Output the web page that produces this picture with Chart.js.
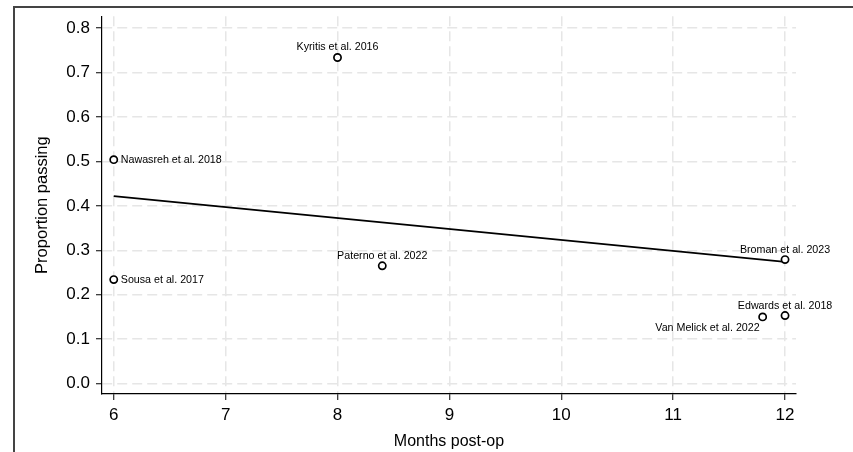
<!DOCTYPE html>
<html>
<head>
<meta charset="utf-8">
<script src="https://cdn.jsdelivr.net/npm/chart.js@4.4.0/dist/chart.umd.min.js"></script>
<style>
  html, body { margin: 0; padding: 0; background: #ffffff; }
  #wrap { width: 853px; height: 452px; position: relative; }
</style>
</head>
<body>
<div id="wrap"><canvas id="c" width="853" height="452"></canvas></div>
<script>
// ---- data ----
const studies = ["Nawasreh et al. 2018", "Sousa et al. 2017", "Kyritis et al. 2016", "Paterno et al. 2022", "Broman et al. 2023", "Edwards et al. 2018", "Van Melick et al. 2022"];
const months = [6, 6, 8, 8.4, 12, 12, 11.8];
const proportion = [0.504, 0.234, 0.734, 0.265, 0.279, 0.153, 0.150];
const fitMonths = [6, 12];
const fitProportion = [0.422, 0.274];
const xTicks = [6, 7, 8, 9, 10, 11, 12];
const yTicks = [0.0, 0.1, 0.2, 0.3, 0.4, 0.5, 0.6, 0.7, 0.8];

// label placement (style only)
const labelPlacement = ["right", "right", "above", "above", "above", "above", "belowLeft"];

const FONT = "'Liberation Sans', Arial, Helvetica, sans-serif";

const pointLabels = {
  id: 'pointLabels',
  afterDatasetsDraw(chart) {
    const ctx = chart.ctx;
    const xs = chart.scales.x, ys = chart.scales.y;
    ctx.save();
    ctx.font = "10.7px " + FONT;
    ctx.fillStyle = "#000";
    studies.forEach((name, i) => {
      const px = xs.getPixelForValue(months[i]);
      const py = ys.getPixelForValue(proportion[i]);
      const p = labelPlacement[i];
      if (p === "right") {
        ctx.textAlign = "left"; ctx.textBaseline = "middle";
        ctx.fillText(name, px + 7, py);
      } else if (p === "above") {
        ctx.textAlign = "center"; ctx.textBaseline = "middle";
        ctx.fillText(name, px, py - 10);
      } else {
        ctx.textAlign = "right"; ctx.textBaseline = "middle";
        ctx.fillText(name, px - 3, py + 11);
      }
    });
    ctx.restore();
  }
};

const frame = {
  id: 'frame',
  afterDraw(chart) {
    const ctx = chart.ctx;
    ctx.save();
    ctx.strokeStyle = "#444";
    ctx.lineWidth = 2;
    ctx.beginPath();
    ctx.moveTo(14, 452);
    ctx.lineTo(14, 7);
    ctx.lineTo(853, 7);
    ctx.stroke();
    ctx.restore();
  }
};

new Chart(document.getElementById('c'), {
  type: 'scatter',
  data: {
    datasets: [
      {
        label: 'Studies',
        data: months.map((m, i) => ({ x: m, y: proportion[i] })),
        showLine: false,
        pointRadius: 3.6,
        pointBorderWidth: 1.7,
        pointBorderColor: '#000',
        pointBackgroundColor: '#fff',
        order: 1
      },
      {
        label: 'Fit',
        data: fitMonths.map((m, i) => ({ x: m, y: fitProportion[i] })),
        showLine: true,
        borderColor: '#000',
        borderWidth: 1.7,
        pointRadius: 0,
        fill: false,
        order: 2
      }
    ]
  },
  options: {
    responsive: false,
    animation: false,
    devicePixelRatio: 1,
    layout: { padding: { top: 8, right: 57, left: 0, bottom: 0 } },
    plugins: { legend: { display: false }, tooltip: { enabled: false } },
    scales: {
      x: {
        type: 'linear',
        min: 5.895,
        max: 12.098,
        afterFit(s) { s.height = 58; },
        afterBuildTicks(s) { s.ticks = xTicks.map(v => ({ value: v })); },
        ticks: {
          color: '#000',
          font: { family: FONT, size: 17 },
          padding: 5,
          maxRotation: 0,
          autoSkip: false,
          callback: v => String(v)
        },
        grid: {
          color: '#e6e6e6',
          lineWidth: 1.5,
          tickLength: 6,
          tickColor: '#000',
          tickWidth: 1,
          tickBorderDash: []
        },
        border: { display: true, color: '#000', width: 1.2, dash: [10, 5] },
        title: {
          display: true,
          text: 'Months post-op',
          color: '#000',
          font: { family: FONT, size: 16 },
          padding: { top: 0, bottom: 1 }
        }
      },
      y: {
        type: 'linear',
        min: -0.0236,
        max: 0.827,
        afterFit(s) { s.width = 102; },
        afterBuildTicks(s) { s.ticks = yTicks.map(v => ({ value: v })); },
        ticks: {
          color: '#000',
          font: { family: FONT, size: 17 },
          padding: 6,
          autoSkip: false,
          callback: v => Number(v).toFixed(1)
        },
        grid: {
          color: '#e6e6e6',
          lineWidth: 1.5,
          tickLength: 6,
          tickColor: '#000',
          tickWidth: 1,
          tickBorderDash: []
        },
        border: { display: true, color: '#000', width: 1.2, dash: [10, 5] },
        title: {
          display: true,
          text: 'Proportion passing',
          color: '#000',
          font: { family: FONT, size: 16.5 },
          padding: { top: 33, bottom: 0 }
        }
      }
    }
  },
  plugins: [pointLabels, frame]
});
</script>
</body>
</html>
——————
Copy the material shown above in full and exactly. Skip the pictures.

Output the web page that produces this picture with Chart.js.
<!DOCTYPE html>
<html>
<head>
<meta charset="utf-8">
<script src="https://cdn.jsdelivr.net/npm/chart.js@4.4.0/dist/chart.umd.min.js"></script>
<style>
  html, body { margin: 0; padding: 0; background: #ffffff; }
  #wrap { width: 853px; height: 452px; position: relative; }
</style>
</head>
<body>
<div id="wrap"><canvas id="c" width="853" height="452"></canvas></div>
<script>
// ---- data ----
const studies = ["Nawasreh et al. 2018", "Sousa et al. 2017", "Kyritis et al. 2016", "Paterno et al. 2022", "Broman et al. 2023", "Edwards et al. 2018", "Van Melick et al. 2022"];
const months = [6, 6, 8, 8.4, 12, 12, 11.8];
const proportion = [0.504, 0.234, 0.734, 0.265, 0.279, 0.153, 0.150];
const fitMonths = [6, 12];
const fitProportion = [0.422, 0.274];
const xTicks = [6, 7, 8, 9, 10, 11, 12];
const yTicks = [0.0, 0.1, 0.2, 0.3, 0.4, 0.5, 0.6, 0.7, 0.8];

// label placement (style only)
const labelPlacement = ["right", "right", "above", "above", "above", "above", "belowLeft"];

const FONT = "'Liberation Sans', Arial, Helvetica, sans-serif";

const pointLabels = {
  id: 'pointLabels',
  afterDatasetsDraw(chart) {
    const ctx = chart.ctx;
    const xs = chart.scales.x, ys = chart.scales.y;
    ctx.save();
    ctx.font = "10.7px " + FONT;
    ctx.fillStyle = "#000";
    studies.forEach((name, i) => {
      const px = xs.getPixelForValue(months[i]);
      const py = ys.getPixelForValue(proportion[i]);
      const p = labelPlacement[i];
      if (p === "right") {
        ctx.textAlign = "left"; ctx.textBaseline = "middle";
        ctx.fillText(name, px + 7, py);
      } else if (p === "above") {
        ctx.textAlign = "center"; ctx.textBaseline = "middle";
        ctx.fillText(name, px, py - 10);
      } else {
        ctx.textAlign = "right"; ctx.textBaseline = "middle";
        ctx.fillText(name, px - 3, py + 11);
      }
    });
    ctx.restore();
  }
};

const frame = {
  id: 'frame',
  afterDraw(chart) {
    const ctx = chart.ctx;
    ctx.save();
    ctx.strokeStyle = "#444";
    ctx.lineWidth = 2;
    ctx.beginPath();
    ctx.moveTo(14, 452);
    ctx.lineTo(14, 7);
    ctx.lineTo(853, 7);
    ctx.stroke();
    ctx.restore();
  }
};

new Chart(document.getElementById('c'), {
  type: 'scatter',
  data: {
    datasets: [
      {
        label: 'Studies',
        data: months.map((m, i) => ({ x: m, y: proportion[i] })),
        showLine: false,
        pointRadius: 3.6,
        pointBorderWidth: 1.7,
        pointBorderColor: '#000',
        pointBackgroundColor: '#fff',
        order: 1
      },
      {
        label: 'Fit',
        data: fitMonths.map((m, i) => ({ x: m, y: fitProportion[i] })),
        showLine: true,
        borderColor: '#000',
        borderWidth: 1.7,
        pointRadius: 0,
        fill: false,
        order: 2
      }
    ]
  },
  options: {
    responsive: false,
    animation: false,
    devicePixelRatio: 1,
    layout: { padding: { top: 8, right: 57, left: 0, bottom: 0 } },
    plugins: { legend: { display: false }, tooltip: { enabled: false } },
    scales: {
      x: {
        type: 'linear',
        min: 5.895,
        max: 12.098,
        afterFit(s) { s.height = 58; },
        afterBuildTicks(s) { s.ticks = xTicks.map(v => ({ value: v })); },
        ticks: {
          color: '#000',
          font: { family: FONT, size: 17 },
          padding: 5,
          maxRotation: 0,
          autoSkip: false,
          callback: v => String(v)
        },
        grid: {
          color: '#e6e6e6',
          lineWidth: 1.5,
          tickLength: 6,
          tickColor: '#000',
          tickWidth: 1,
          tickBorderDash: []
        },
        border: { display: true, color: '#000', width: 1.2, dash: [10, 5] },
        title: {
          display: true,
          text: 'Months post-op',
          color: '#000',
          font: { family: FONT, size: 16 },
          padding: { top: 0, bottom: 1 }
        }
      },
      y: {
        type: 'linear',
        min: -0.0236,
        max: 0.827,
        afterFit(s) { s.width = 102; },
        afterBuildTicks(s) { s.ticks = yTicks.map(v => ({ value: v })); },
        ticks: {
          color: '#000',
          font: { family: FONT, size: 17 },
          padding: 6,
          autoSkip: false,
          callback: v => Number(v).toFixed(1)
        },
        grid: {
          color: '#e6e6e6',
          lineWidth: 1.5,
          tickLength: 6,
          tickColor: '#000',
          tickWidth: 1,
          tickBorderDash: []
        },
        border: { display: true, color: '#000', width: 1.2, dash: [10, 5] },
        title: {
          display: true,
          text: 'Proportion passing',
          color: '#000',
          font: { family: FONT, size: 16.5 },
          padding: { top: 33, bottom: 0 }
        }
      }
    }
  },
  plugins: [pointLabels, frame]
});
</script>
</body>
</html>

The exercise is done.